Perhaps it's the looming decade and the big 3-0 around the corner, but I'm in a mood to make changes across the board. Whatever the reason, I found myself making an appointment with my friend Paul. He is a personal trainer and pretty much the most buff and fit person I know.
I've dabbled in working out before but it never really took. This time I was committed. Having a personal trainer and standing appointments really makes it easier for me. I hate breaking plans, so I'm determined to show up. Plus, we get to gossip about our weekends in between sets. We like to play the game of "Who Made The Worst Decision on Saturday Night?" It's often a tie.
So, I committed to working out with him 3 times a week. And it has been 6 weeks and I haven't missed an appointment. Who is this new Winnie Cooper?!? I still dislike it, but at least I'm there. We only do weight training, no cardio and at the end he "rewards" me with a protein shake that tastes like an orange creamsicle. It's insane how excited I've become for that shake. I'm like Pavlov's jacked dog.
A food reward used to be, well, every single meal, especially those with cheese. Now I'm getting excited for water and powder? We were discussing my diet recently and he couldn't believe what I eat and I came back with, "Of course I'm going to eat what I want. I (have had) a wicked metabolism and I'm an adult - isn't this the whole point of adulthood? I no longer have to eat food I don't want to and why would I choose to do so?" He is attempting to put a stop to this.
So, for the first 3 weeks I still ate whatever I wanted and worked out thrice weekly. For the fourth and fifth weeks I endeavoured to overhaul my diet and eat only what he told me. Mostly this was whole wheat pasta, tuna, oatmeal, Udo's oil, spinach, pita, salmon, chicken sandwich on ONE piece of flax bread and cottage cheese. Hardly any bread, no real cheese, NO sugar. It was awful. Well, that's not true, it was okay for the first few days and I lost some weight pretty quickly.
Then came the sixth day. Before, when I tried a 180 degree change the sixth day always proved the most difficult.
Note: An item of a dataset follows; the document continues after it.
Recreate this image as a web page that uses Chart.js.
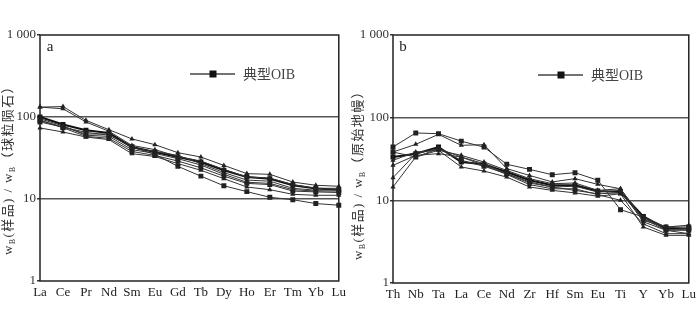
<!DOCTYPE html>
<html>
<head>
<meta charset="utf-8">
<script src="https://cdn.jsdelivr.net/npm/chart.js@4.4.1/dist/chart.umd.min.js"></script>
<style>
    body { margin: 0; background: #fff; }
    #wrap { display: flex; width: 700px; height: 321px; }
    canvas { display: block; }
</style>
</head>
<body>
<div id="wrap">
    <canvas id="ree-chart" width="350" height="321"></canvas>
    <canvas id="spider-chart" width="350" height="321"></canvas>
</div>
<script>
// Chondrite-normalized REE (panel a)
const reeLabels = ['La', 'Ce', 'Pr', 'Nd', 'Sm', 'Eu', 'Gd', 'Tb', 'Dy', 'Ho', 'Er', 'Tm', 'Yb', 'Lu'];
const reeS1 = [132, 134, 91, 70, 54, 46, 36.7, 32.5, 25.7, 20.4, 20, 16.1, 14.7, 14.3];
const reeS2 = [132, 126, 87, 67, 45, 40, 33, 29, 23, 18.5, 18, 15, 13.5, 13.5];
const reeS3 = [87, 75, 65, 60, 43, 35, 25, 19, 14.5, 12.3, 10.5, 9.8, 8.8, 8.4];
const reeS4 = [73.5, 65.6, 57, 53, 35.7, 33, 27, 22.4, 17.7, 14, 13, 11.4, 11.1, 11.1];
const reeS5 = [95, 78, 60, 58, 40, 36, 31, 26, 20, 16, 15.5, 13, 12.5, 12.5];
const reeS6 = [90, 76, 62, 62, 42, 38, 34, 27, 21, 17, 16.5, 13.5, 12.8, 13];
const reeS7 = [92, 74, 58, 55, 38, 34, 29, 24, 19, 15.5, 15, 12.5, 12.2, 12];
const reeOIB = [100, 81, 69, 64, 43, 37.4, 32.5, 28.3, 22.4, 18.5, 17.7, 14.7, 13.4, 13];

// Primitive-mantle-normalized trace elements (panel b)
const traceLabels = ['Th', 'Nb', 'Ta', 'La', 'Ce', 'Nd', 'Zr', 'Hf', 'Sm', 'Eu', 'Ti', 'Y', 'Yb', 'Lu'];
const traceS1 = [44.2, 65.3, 64, 52, 44, 27.3, 23.7, 20.4, 21.6, 17.5, 7.7, 6.3, 4.76, 4.76];
const traceS2 = [38.4, 47.6, 62.8, 46.3, 47.1, 24.2, 20, 16.7, 18.3, 15.6, 13.8, 6, 4.76, 4.54];
const traceS3 = [14.5, 33.4, 40.3, 25.3, 22.6, 19.1, 14.5, 13.2, 12.3, 11.2, 12, 4.76, 3.77, 3.77];
const traceS4 = [18.8, 36.7, 42.2, 33.4, 26.5, 20.6, 15.5, 13.8, 13.8, 11.7, 10, 5.2, 3.95, 3.95];
const traceS5 = [38.4, 33.4, 42.2, 30.5, 25.8, 21, 16.7, 14.5, 13.2, 12, 12.3, 6, 4.34, 4.34];
const traceS6 = [26.5, 35, 36.7, 33.4, 27.8, 21, 16.2, 14.5, 14.8, 12.6, 13.2, 5.5, 4.34, 3.95];
const traceS7 = [30.5, 38.4, 40.3, 35, 29.1, 23, 18.3, 15.9, 16.2, 13.2, 13.8, 5.7, 4.76, 5.0];
const traceOIB = [33.4, 36.7, 44.2, 29.1, 27.3, 22, 17.5, 15.2, 15.2, 13, 12.6, 6.4, 4.54, 4.54];

const yTicks = [1, 10, 100, 1000];
const serif = "'Liberation Serif', 'Noto Sans CJK SC', serif";

function sample(data, style) {
    return {
        data: data,
        borderColor: '#333',
        backgroundColor: '#222',
        borderWidth: 1,
        pointStyle: style,
        pointRadius: style === 'rect' ? 3.5 : 3,
        pointBorderWidth: 0,
        tension: 0
    };
}

function oib(data) {
    return {
        label: '典型OIB',
        data: data,
        borderColor: '#111',
        backgroundColor: '#111',
        borderWidth: 2,
        pointStyle: 'rect',
        pointRadius: 3.5,
        pointBorderWidth: 0,
        tension: 0,
        isOIB: true
    };
}

// Frame, panel letter, legend and y title with subscripts
const decorPlugin = {
    id: 'decor',
    afterDraw(chart, args, opts) {
        const ctx = chart.ctx;
        const a = chart.chartArea;
        ctx.save();
        ctx.strokeStyle = '#222';
        ctx.lineWidth = 1.5;
        ctx.strokeRect(a.left, a.top, a.right - a.left, a.bottom - a.top);

        ctx.fillStyle = '#222';
        ctx.font = '15px ' + serif;
        ctx.textAlign = 'center';
        ctx.textBaseline = 'middle';
        ctx.fillText(opts.letter, opts.letterX, 47);

        // legend for the OIB series
        const ds = chart.data.datasets.find(d => d.isOIB);
        const ly = opts.legendY;
        ctx.strokeStyle = '#444';
        ctx.lineWidth = 1.5;
        ctx.beginPath();
        ctx.moveTo(opts.legendX, ly);
        ctx.lineTo(opts.legendX + 45, ly);
        ctx.stroke();
        ctx.fillStyle = '#111';
        ctx.fillRect(opts.legendX + 19.5, ly - 3.5, 7, 7);
        ctx.fillStyle = '#444';
        ctx.font = '14px ' + serif;
        ctx.textAlign = 'left';
        ctx.fillText(ds.label, opts.legendX + 53, ly + 1);

        // rotated y title
        const parts = [
            ['w', false], ['B', true], ['(样品) / ', false],
            ['w', false], ['B', true], [opts.titleTail, false]
        ];
        const big = '13px ' + serif;
        const small = '8px ' + serif;
        ctx.letterSpacing = '1.4px';
        let total = 0;
        for (const p of parts) {
            ctx.font = p[1] ? small : big;
            total += ctx.measureText(p[0]).width;
        }
        ctx.translate(9, opts.titleY);
        ctx.rotate(-Math.PI / 2);
        ctx.fillStyle = '#333';
        ctx.textBaseline = 'middle';
        let x = -total / 2;
        for (const p of parts) {
            ctx.font = p[1] ? small : big;
            ctx.fillText(p[0], x, p[1] ? 4 : 0);
            x += ctx.measureText(p[0]).width;
        }
        ctx.restore();
    }
};

function makeChart(canvasId, labels, datasets, geo) {
    return new Chart(document.getElementById(canvasId).getContext('2d'), {
        type: 'line',
        data: { labels: labels, datasets: datasets },
        plugins: [decorPlugin],
        options: {
            responsive: false,
            animation: false,
            layout: { padding: { left: 0, right: geo.right, top: 35, bottom: 0 } },
            plugins: {
                legend: { display: false },
                tooltip: { enabled: false },
                decor: geo.decor
            },
            scales: {
                x: {
                    type: 'category',
                    offset: false,
                    grid: { display: false, drawTicks: false },
                    border: { display: false },
                    ticks: {
                        color: '#222',
                        font: { family: serif, size: 13 },
                        padding: 4,
                        maxRotation: 0,
                        autoSkip: false
                    },
                    afterFit(scale) { scale.height = geo.xHeight; }
                },
                y: {
                    type: 'logarithmic',
                    min: 1,
                    max: 1000,
                    border: { display: false },
                    grid: {
                        color: ctx => (ctx.tick && (ctx.tick.value === 10 || ctx.tick.value === 100)) ? '#555' : 'rgba(0,0,0,0)',
                        lineWidth: 1.5,
                        tickColor: '#333',
                        tickLength: 3
                    },
                    ticks: {
                        color: '#333',
                        font: { family: serif, size: 13 },
                        padding: 1,
                        callback: v => v === 1000 ? '1 000' : String(v)
                    },
                    afterBuildTicks(scale) {
                        scale.ticks = yTicks.map(v => ({ value: v }));
                    },
                    afterFit(scale) { scale.width = geo.yWidth; }
                }
            }
        }
    });
}

makeChart('ree-chart', reeLabels, [
    sample(reeS1, 'triangle'),
    sample(reeS2, 'triangle'),
    sample(reeS3, 'rect'),
    sample(reeS4, 'triangle'),
    sample(reeS5, 'triangle'),
    sample(reeS6, 'triangle'),
    sample(reeS7, 'rect'),
    oib(reeOIB)
], {
    right: 9, yWidth: 40, xHeight: 40,
    decor: { letter: 'a', letterX: 50, legendX: 190, legendY: 74, titleY: 167, titleTail: '（球粒陨石）' }
});

makeChart('spider-chart', traceLabels, [
    sample(traceS1, 'rect'),
    sample(traceS2, 'triangle'),
    sample(traceS3, 'triangle'),
    sample(traceS4, 'triangle'),
    sample(traceS5, 'rect'),
    sample(traceS6, 'triangle'),
    sample(traceS7, 'triangle'),
    oib(traceOIB)
], {
    right: 7, yWidth: 43, xHeight: 38,
    decor: { letter: 'b', letterX: 53, legendX: 188, legendY: 75, titleY: 172, titleTail: '（原始地幔）' }
});
</script>
</body>
</html>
This time the sixth day came on a rainy Saturday where I was working all weekend, exhausted and in a general funk. The thought of eating chicken (which is the most bland of meats) with 1/2 cup of whole wheat pasta made me want to cry. So, I broke down and ate what made me happy. Grilled cheese.
Food makes me happy. It just does. I get pleasure and enjoyment from food. Nothing in the diet made me happy. How can someone live like that? So, the one day slip stretched into a weekend and then a week and now I'm back to eating whatever. This is not good. We are in the process of coming up with a realistic compromise meal plan.
The thing about the working out is that I do get a small amount of satisfaction from it. For example there are these Romanian deadlifts that he's had me doing and the first time, I could barely lift the bar alone - 45 pounds. Now, I'm doing 115 pounds. And I really like that and feel accomplished.
So, I guess we'll see what kind of compromise we can make with regard to my meals, but I'm sticking with the workouts at least until Melebration and we'll see what's what.
But Tracy, I have just one thing to say to you: I'm coming for a rematch. And I'm bringing my guns.